The pig crumpled to the floor, weeping silently.  The roar sounded again, this time much closer.  The whole back of the hangar suddenly exploded, and standing-no wait, HOVERING in it’s place was a monster the size of a three-story building, a monstrous dragon.  Parts of the dragon were only mechanical, such as his neck and part of his legs, but other than that, he moved like he was made out of flesh and blood.  I finally finished my answer.

“Monstermaker.”

The immense dragon, known as Ultragorgon, screamed with might and charged into the hangar, knocking over several spaceships and a snack machine.  So that’s where they were.  I pulled out my laser gun, but Ultragorgon just cackled, a deep, horrid thing that would haunt my dreams forever.

“Ha, boy.  You believe you can defeat me, but I, the general of the Darkhands, will defeat YOU!”

Ultragorgon opened his mouth, and a bolt of lightning as thick as a telephone pole shot out, nearly frying the pigs, who wisely retreated back down the stairwell.  Ultragorgon continued.

“I am not so easily defeated, boy.  I have spent a thousand years in a prison many miles under the Goblin City, and I don’t plan to go back there anytime soon.  So, while I think of the most painful and humiliating way for you to die, stay there.  At any rate, my thick hide shall repel your pathetic laser blasts.”

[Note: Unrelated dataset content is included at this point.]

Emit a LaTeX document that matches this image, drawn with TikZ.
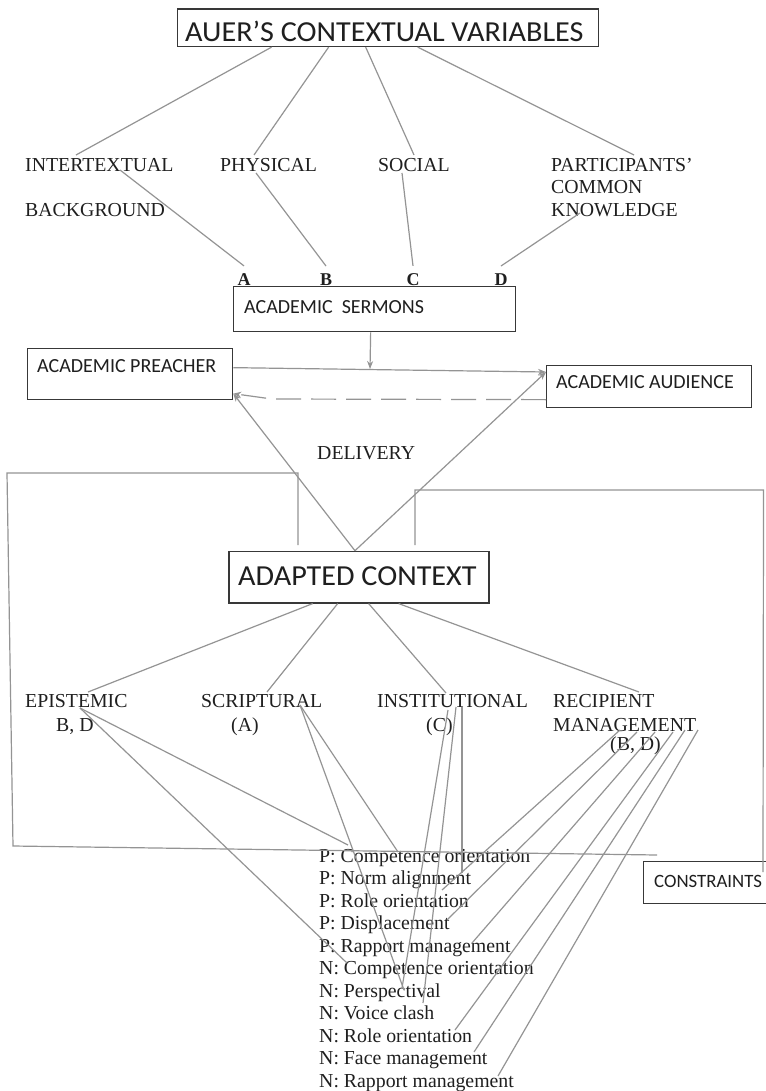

That’s when I got an idea.  First, I silently grabbed a shard of glass and scooped some of the Liquid Fear residue onto it.  Then, I grabbed some nearby duct tape and taped the glass to the inside of my laser gun barrel.  I grabbed the butt of the gun and hollered “Take this, lizard-breath!”  Sure enough, Ultragorgon turned around just as I tossed the gun at him.  He laughed, opened his mouth, and swallowed the laser gun whole-all according to plan.  Finally, I cupped my hands into my mouth and yelled.

“Yo, Ultragorgon!  WHAT DO YOU FEAR?”

Ultragorgon realized his mistake all too late.  A black mist drifted up from the stairwell, and wrapped itself around Ultragorgon’s wings, turning into thick shackles.  Suddenly, something forced Ultragorgon back, pushing him out of the huge hole he had created in the side of the hangar.  He screamed an extremely bad curse word before he hit the street.  But when I looked down, there was no massive dragon corpse.  That’s when the floor turned into a white outline, and I plummeted towards the street, falling unconscious.

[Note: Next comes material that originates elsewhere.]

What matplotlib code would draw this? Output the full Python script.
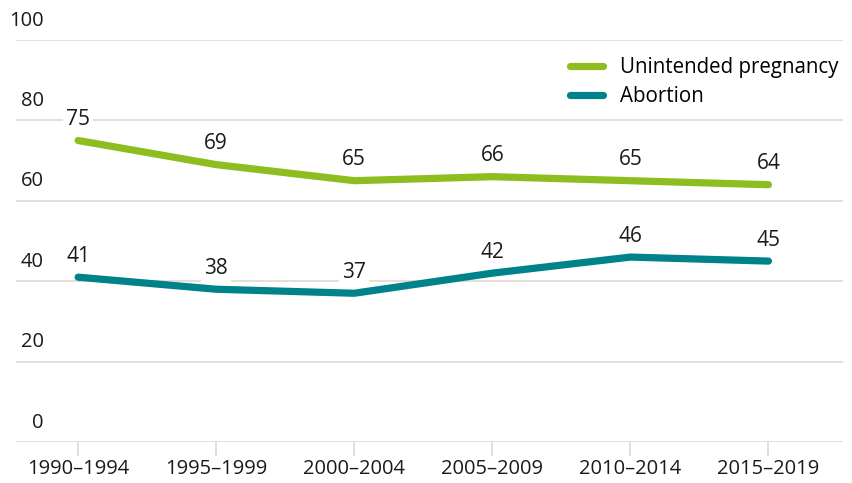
import matplotlib.pyplot as plt
import numpy as np

# Data
periods = ['1990–1994', '1995–1999', '2000–2004', '2005–2009', '2010–2014', '2015–2019']
unintended = [75, 69, 65, 66, 65, 64]
abortion = [41, 38, 37, 42, 46, 45]
y_ticks = [0, 20, 40, 60, 80, 100]

green = '#8dbd1e'
teal = '#00828a'
grid_col = '#ddd5cc'

plt.rcParams['font.family'] = ['Open Sans', 'DejaVu Sans']

fig = plt.figure(figsize=(8.53, 4.83), dpi=100)
ax = fig.add_axes([16 / 853, 41 / 483, 827 / 853, 402 / 483])

x = np.arange(len(periods))
ax.plot(x, unintended, color=green, lw=5.2, solid_capstyle='round',
        solid_joinstyle='round', label='Unintended pregnancy', zorder=3)
ax.plot(x, abortion, color=teal, lw=5.2, solid_capstyle='round',
        solid_joinstyle='round', label='Abortion', zorder=3)

# value labels above each point, with white box so gridlines break
for xs, vals in [(x, unintended), (x, abortion)]:
    for xi, v in zip(xs, vals):
        ax.annotate(str(v), (xi, v), xytext=(0, 15), textcoords='offset points',
                    ha='center', va='center', fontsize=15, color='#1a1a1a',
                    bbox=dict(boxstyle='square,pad=0.15', fc='white', ec='none'),
                    zorder=4)

ax.set_xlim(-0.45, 5.54)
ax.set_ylim(0, 100)

# gridlines
for yv in y_ticks:
    ax.axhline(yv, color=grid_col, lw=1.1, zorder=1)
    ax.annotate(str(yv), (0, yv), xycoords=('axes fraction', 'data'),
                xytext=(20, 14), textcoords='offset points', ha='right',
                va='center', fontsize=14.5, color='#1a1a1a')

ax.set_yticks([])
ax.set_xticks(x)
ax.set_xticklabels(periods, fontsize=14.5, color='#1a1a1a')
ax.tick_params(axis='x', length=10, width=1.1, color=grid_col, pad=2)
for s in ax.spines.values():
    s.set_visible(False)

fig.legend(loc='upper left', bbox_to_anchor=(570 / 853, 1 - 57 / 483),
           frameon=False, fontsize=14.8, handlelength=1.6, handletextpad=0.85,
           labelspacing=0.38, borderpad=0, borderaxespad=0)

plt.savefig('out.png', dpi=100)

When I woke up, I was in a dark cavern.  Standing over me was-and I couldn’t believe it either, since she dissolved into nothingness and fell out a window-Mildred Huxtetter.  I sat up, both shocked and grateful.  I opened my mouth to speak.

“Mildred, you’re alive!”

Mildred smiled, which looked weird on a beak, and then replied.

“Well, germ warfare has one weakness!”

“What is it?  Some exotic concoction made of Garthim shells and Crystal Bat liver?”

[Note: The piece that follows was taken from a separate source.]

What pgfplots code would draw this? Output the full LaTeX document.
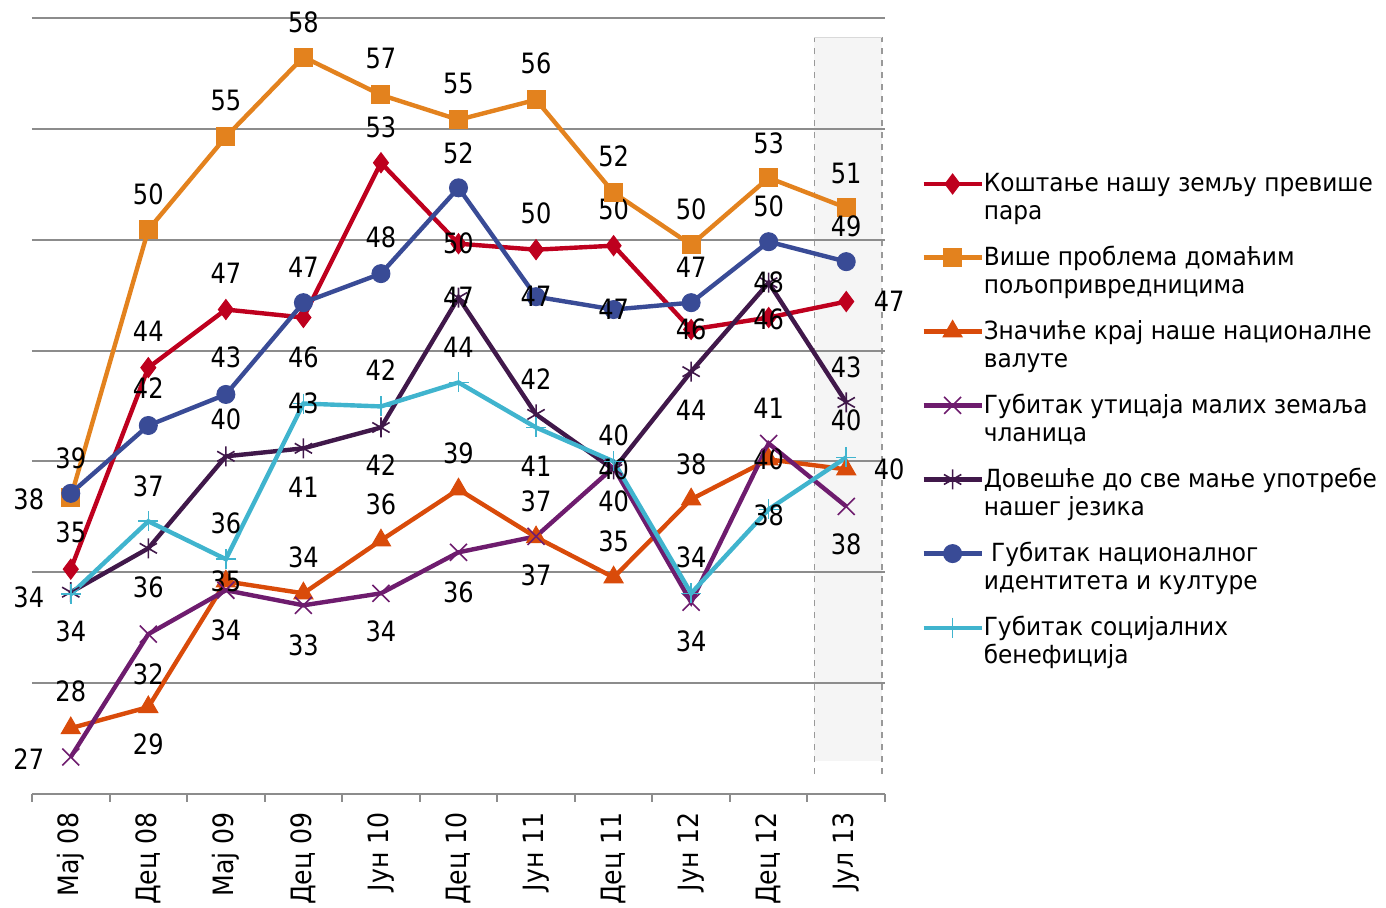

“No, chicken soup.  But still, I heard how you imprisoned Ultragorgon and saved us all from an untimely death.”

“Aw, it was nothing!  By the way, where are we?”

“Oubliette.  Don’t worry, there’s a way out, it’s just that very few know about it.”

“What’s my family gonna think of me being nursed back to health in an underground prison by a Muppet?”

“Time works differently in other dimensions.  If it’s a year here, it’s a millisecond there.”

“Neato.  So, where to next?”

“We’ve got a little trouble at the Furry Arms Hotel.  Mr. Johnson’s luggage keeps disappearing.  He says it’s that pesky receptionist, but we suspect a Fiery working for the Darkhands.  Mr. Johnson is, after all, an important businessman who has ties in the Goblin City.”

“When do we leave for Sesame Street?”

“Just as soon as we get out of this place!”